Water dilution can be check with a Crackling test.
Take sample oil with test tube and heated up while shaking .
If there is no crackling sound , oil is dry.
If there is a slight crackling sound, the oil having trace of water.
If there is heavier crackling and frothing , the oil is heavily diluted with water.
Insoluble Content test
It is very simple test use with blotter paper.
Release each single drop of sample oil and similar fresh oil with known insoluble content . Wait for complete spread of both oil drops.
Compare the two oil spread condition and determine the content result of test oil.
For straight mineral oil , test result should below 1 ~ 1.5 % of upper limit.
For detergent/dispersant oil below 5 % of upper limit.
(b) How will you rectify in the case of lubricating oil which has been contaminated with a certain amount of sea water.
Answer:
Lubricating Oil can be contaminated with sea water due to leakage from air cooler tubes and L.O cooler tubes. It is mostly happen while engine is stopped. Contamination of sea water can be detected by abnormal rise of sump oil level abnormal water discharge from L.O purifier and colour change of L.O .
If certain amount of S.W contamination with L.O is detected , batch purification method is recommended . For the successful purification , the following process should be done.
– Transfer the whole quantity of dirty L.O from sump tank to a storage/renovating tank .
– In this tank , L.O to be heated up to 60 ‘C by provided heating arrangement and allow to settle at least 24 hour. While settling , water and sludge from L.O to be drained out frequently.
– At this time , open up M.E crankcase , both wet and dry sump tanks , properly ventilated , thoroughly wipe out and cleaned , make inspection and closed back . All L.O piping to be drained out.
– If condition of L.O in renovating tank is found satisfactorily free from water and sludge in drainage , start to purify with L.O separator , renovating tank to renovating tank circulation process.

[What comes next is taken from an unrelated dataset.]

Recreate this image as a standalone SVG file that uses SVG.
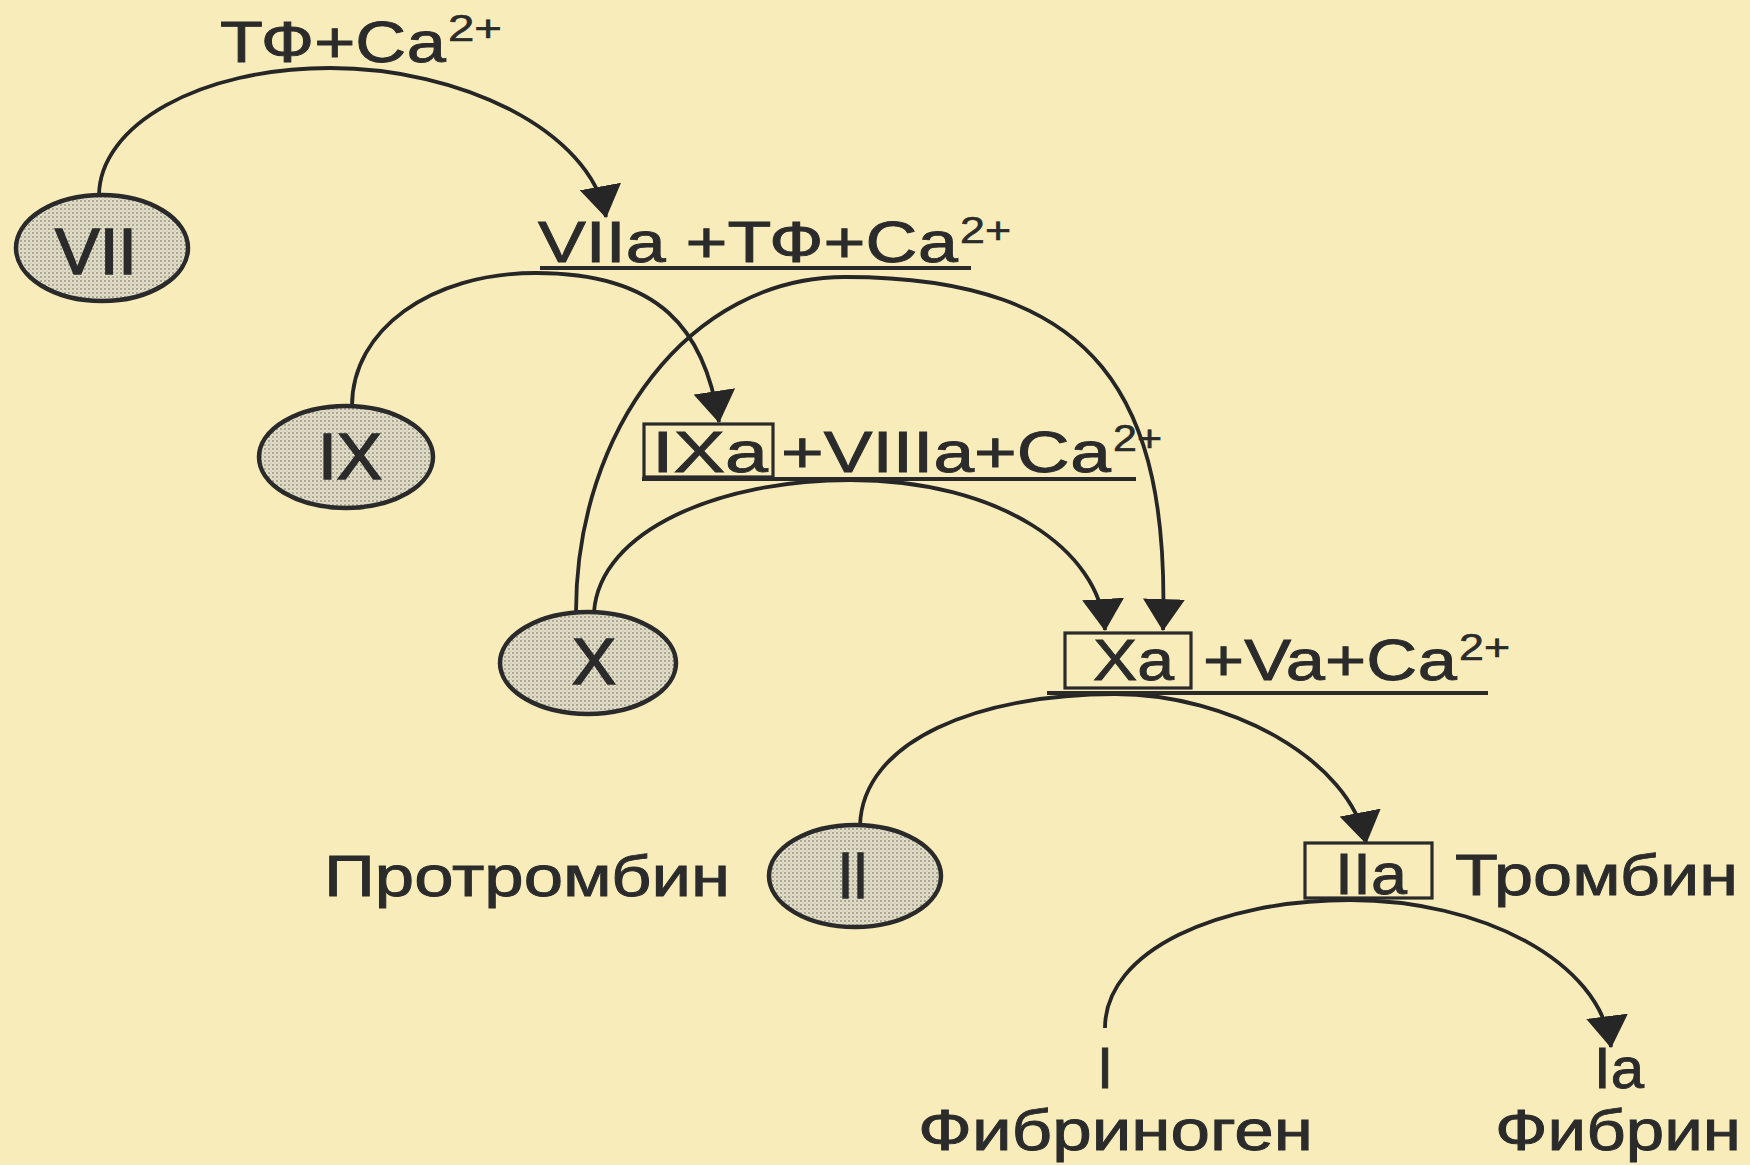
<svg xmlns="http://www.w3.org/2000/svg" width="1750" height="1165" viewBox="0 0 1750 1165">
  <defs>
    <!-- stippled fill for the zymogen factors -->
    <pattern id="stipple" width="4" height="4" patternUnits="userSpaceOnUse">
      <rect width="4" height="4" fill="#e3dec8"/>
      <circle cx="1" cy="1" r="0.9" fill="#8e8a7a"/>
      <circle cx="3" cy="3" r="0.6" fill="#aaa593"/>
    </pattern>
    <marker id="head" viewBox="0 0 32 42" refX="31" refY="21" markerWidth="32" markerHeight="42" markerUnits="userSpaceOnUse" orient="auto">
      <path d="M0,0 L32,21 L0,42 z" fill="#262626"/>
    </marker>
    <style>
      .lbl { font-family: "Liberation Sans", Arial, sans-serif; font-size: 58px; fill: #2b2b2b; stroke: #2b2b2b; stroke-width: 0.9; }
      .sup { font-family: "Liberation Sans", Arial, sans-serif; font-size: 36px; fill: #2b2b2b; stroke: #2b2b2b; stroke-width: 0.6; }
      .factor ellipse { fill: url(#stipple); stroke: #2a2a2a; stroke-width: 4.5; }
      .factor text { font-size: 64px; stroke-width: 1.6; }
      .box { fill: none; stroke: #2a2a2a; stroke-width: 3.2; }
      .rule { stroke: #2a2a2a; stroke-width: 3.8; }
      #connectors path { fill: none; stroke: #262626; stroke-width: 3.8; marker-end: url(#head); }
    </style>
  </defs>

  <rect width="1750" height="1165" fill="#f8edba"/>

  <!-- connectors: each cascade step -->
  <g id="connectors">
    <path id="c-vii" d="M 99 196 C 99 125, 200 68, 330 68 C 460 68, 590 130, 606 217"/>
    <path id="c-ix" d="M 352 406 C 352 330, 430 273, 536 273 C 660 273, 705 330, 719 422"/>
    <path id="c-x-big" d="M 576 612 C 576 430, 690 277, 845 277 C 1100 277, 1170 400, 1163 630"/>
    <path id="c-x-small" d="M 594 612 C 600 530, 720 480, 850 480 C 1000 480, 1100 550, 1105 630"/>
    <path id="c-ii" d="M 860 826 C 862 740, 980 694, 1115 694 C 1230 694, 1350 760, 1366 843"/>
    <path id="c-i" d="M 1105 1028 C 1105 950, 1220 900, 1350 900 C 1480 900, 1600 960, 1611 1047"/>
  </g>

  <!-- tissue factor + calcium activating VII -->
  <g id="tf-ca">
    <text class="lbl" x="220" y="62" textLength="226" lengthAdjust="spacingAndGlyphs">ТФ+Са</text>
    <text class="sup" x="448" y="41" textLength="54" lengthAdjust="spacingAndGlyphs">2+</text>
  </g>

  <!-- zymogens -->
  <g id="f-vii" class="factor">
    <ellipse cx="102" cy="248" rx="86" ry="53"/>
    <text class="lbl" x="55" y="274" textLength="82" lengthAdjust="spacingAndGlyphs">VII</text>
  </g>
  <g id="f-ix" class="factor">
    <ellipse cx="346" cy="457" rx="87" ry="51"/>
    <text class="lbl" x="318" y="479" textLength="64" lengthAdjust="spacingAndGlyphs">IX</text>
  </g>
  <g id="f-x" class="factor">
    <ellipse cx="588" cy="663" rx="88" ry="51"/>
    <text class="lbl" x="572" y="684" textLength="44" lengthAdjust="spacingAndGlyphs">X</text>
  </g>
  <g id="f-ii" class="factor">
    <ellipse cx="855" cy="876" rx="86" ry="51"/>
    <text class="lbl" x="838" y="898" textLength="30" lengthAdjust="spacingAndGlyphs">II</text>
  </g>

  <!-- complexes -->
  <g id="c-viia">
    <text class="lbl" x="538" y="262" textLength="420" lengthAdjust="spacingAndGlyphs">VIIa +ТФ+Са</text>
    <text class="sup" x="960" y="243" textLength="51" lengthAdjust="spacingAndGlyphs">2+</text>
    <line class="rule" x1="540" y1="268" x2="971" y2="268"/>
  </g>
  <g id="c-ixa">
    <rect class="box" x="644" y="424" width="129" height="53"/>
    <text class="lbl" x="652" y="472" textLength="116" lengthAdjust="spacingAndGlyphs">IXa</text>
    <text class="lbl" x="781" y="472" textLength="330" lengthAdjust="spacingAndGlyphs">+VIIIa+Са</text>
    <text class="sup" x="1113" y="451" textLength="49" lengthAdjust="spacingAndGlyphs">2+</text>
    <line class="rule" x1="642" y1="479" x2="1136" y2="479"/>
  </g>
  <g id="c-xa">
    <rect class="box" x="1065" y="633" width="126" height="55"/>
    <text class="lbl" x="1093" y="680" textLength="81" lengthAdjust="spacingAndGlyphs">Xa</text>
    <text class="lbl" x="1203" y="680" textLength="254" lengthAdjust="spacingAndGlyphs">+Va+Са</text>
    <text class="sup" x="1459" y="660" textLength="51" lengthAdjust="spacingAndGlyphs">2+</text>
    <line class="rule" x1="1047" y1="693" x2="1488" y2="693"/>
  </g>
  <g id="c-iia">
    <rect class="box" x="1305" y="843" width="127" height="55"/>
    <text class="lbl" x="1335" y="894" textLength="72" lengthAdjust="spacingAndGlyphs">IIa</text>
    <text class="lbl" x="1455" y="895" textLength="283" lengthAdjust="spacingAndGlyphs">Тромбин</text>
  </g>

  <g id="lbl-prothrombin">
    <text class="lbl" x="324" y="896" textLength="406" lengthAdjust="spacingAndGlyphs">Протромбин</text>
  </g>

  <!-- fibrinogen to fibrin -->
  <g id="f-i">
    <text class="lbl" x="1105" y="1088" text-anchor="middle">I</text>
    <text class="lbl" x="918" y="1150" textLength="395" lengthAdjust="spacingAndGlyphs">Фибриноген</text>
  </g>
  <g id="f-ia">
    <text class="lbl" x="1594" y="1088" textLength="50" lengthAdjust="spacingAndGlyphs">Ia</text>
    <text class="lbl" x="1495" y="1150" textLength="246" lengthAdjust="spacingAndGlyphs">Фибрин</text>
  </g>
</svg>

– To achieve optimum purification effects
– Use correct size of gravity disc
– Minimum feed rate
– Heated up inlet oil to 77 ~ 82 ‘C by purifier heater
– Water washing by using warm water.
– Frequently de-sludge the purifier
– During the process , possible sources for Sea water ingression to be rectified and pressure test to be done , to
make sure no further sea water contamination.
– L.O acidity , viscosity and water content test to be done frequently and keep batch purification process until test results are satisfactory.
– Then release L.O from renovating tank to sump tank via purifier outlet for normal engine operation.
– Even though the test results are found satisfactory , Oil sample to be sent for laboratory analysis for further recommendations.